In On The Beach, a scientist who warned about melting icecaps and rising sea levels thirty years ago, only to be rejected by both scientists and politicians, suffered a breakdown and retreated to a Norfolk seaside home where he has been obsessively collecting data to support his thesis.

But he has lost the plot so completely that when his son, also a scientist, finds new evidence to support his warnings, all he can do is berate the younger man for incomplete research and premature leaping to conclusions, especially when he learns that the younger man is bringing his recommendations to the hated government.

There's lots of debate on scientific method and explanation of how a perfect storm could flood half of Britain, but the real centre of the play is the older man's inbred obsessiveness.

It gradually moves in our perception from sad eccentricity to dangerous madness, just as our understanding of his loyal wife shifts to culpable enabler of his delusions.

But what keeps this from being a fully moving tragedy is the fact that the man is also quite unpleasant, so that you may find yourself half-wishing that the waters would rise and give him the end he so eagerly anticipates.

The two younger people - there's also the son's girlfriend - are really just plot devices, and the play is carried by the performances of Robin Soans and Susan Brown.

It is very much to their credit and to director Michael Longhurst that we come to understand both characters in all their destructive and self-destructive darkness - even though it is those qualities that ultimately make it difficult for us to care about them.

Resilience takes the story into the political realm, as the son from the other play comes to advise a Parliamentary committee.

He finds two rival ministers jockeying for dominance and an elder scientist jealously guarding his turf as government advisor.

Along with a harried civil servant (the girlfriend from the other play) they all bicker while Rome burns - or, in this case, melting ice caps, rising sea levels and the prospect of a perfect storm threaten to flood much of Britain.

The older scientist thinks the dangers are exaggerated and there's plenty of time to plan for whatever milder results of global warming eventually come along, while the younger guy fears that it's already too late.

The ministers - one of them out of his depth and the other secretly wishing for the worst, to facilitate her political plans - are far too busy scoring points off each other to pay much attention. And then the storm comes....

As a polemic, Resilience makes all its arguments clearly - it's going to happen, we can't stop it, and the best we can do is prepare to cope with the new reality when it arrives.

That means building dykes, moving the populace inland and writing Norfolk and East Anglia off as lost causes - and we should have started doing this thirty years ago because the last minute will be too late.

But that's an editorial. Making it dramatic is another question.

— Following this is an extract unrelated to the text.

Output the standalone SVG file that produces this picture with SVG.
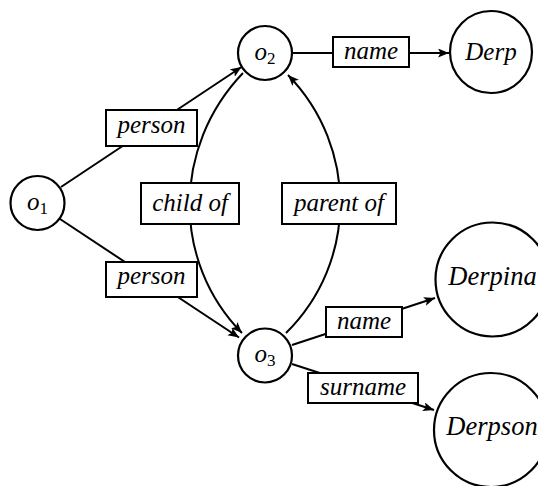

While Waters goes pretty far toward individualising the mouthpieces for the various arguments, giving them back stories and lives, and making events like the night of the big storm theatrically exciting, the fact remains that all this is happening just to get the big warning out.

Ultimately you will respond (positively or negatively, according to your predispositions) to the ideas more than the characters, and your intellect will be engaged more than your emotions.

And that's fine. There's nothing wrong with a drama of ideas, as long as there's at least a minimal human story to clothe them in, and Waters provides that much.

It means, though, that the actors and director Tamara Harvey have to present characters defined by little more than their roles in the debate.

Geoffrey Streatfeild's young scientist has to be frantic and over-emotional throughout while Robin Soans makes the older boffin smug and egotistical, and David Bark-Jones and Susan Brown bravely play politicians who must become less respectable and likeable as they go along.

The two plays are being performed in rep and might together be more than the casual theatregoer cares to know about the subject.

Choose one based on whether you'd prefer a human portrait, however unattractive (On The Beach) or the theatrical presentation of a political and scientific thesis (Resilience).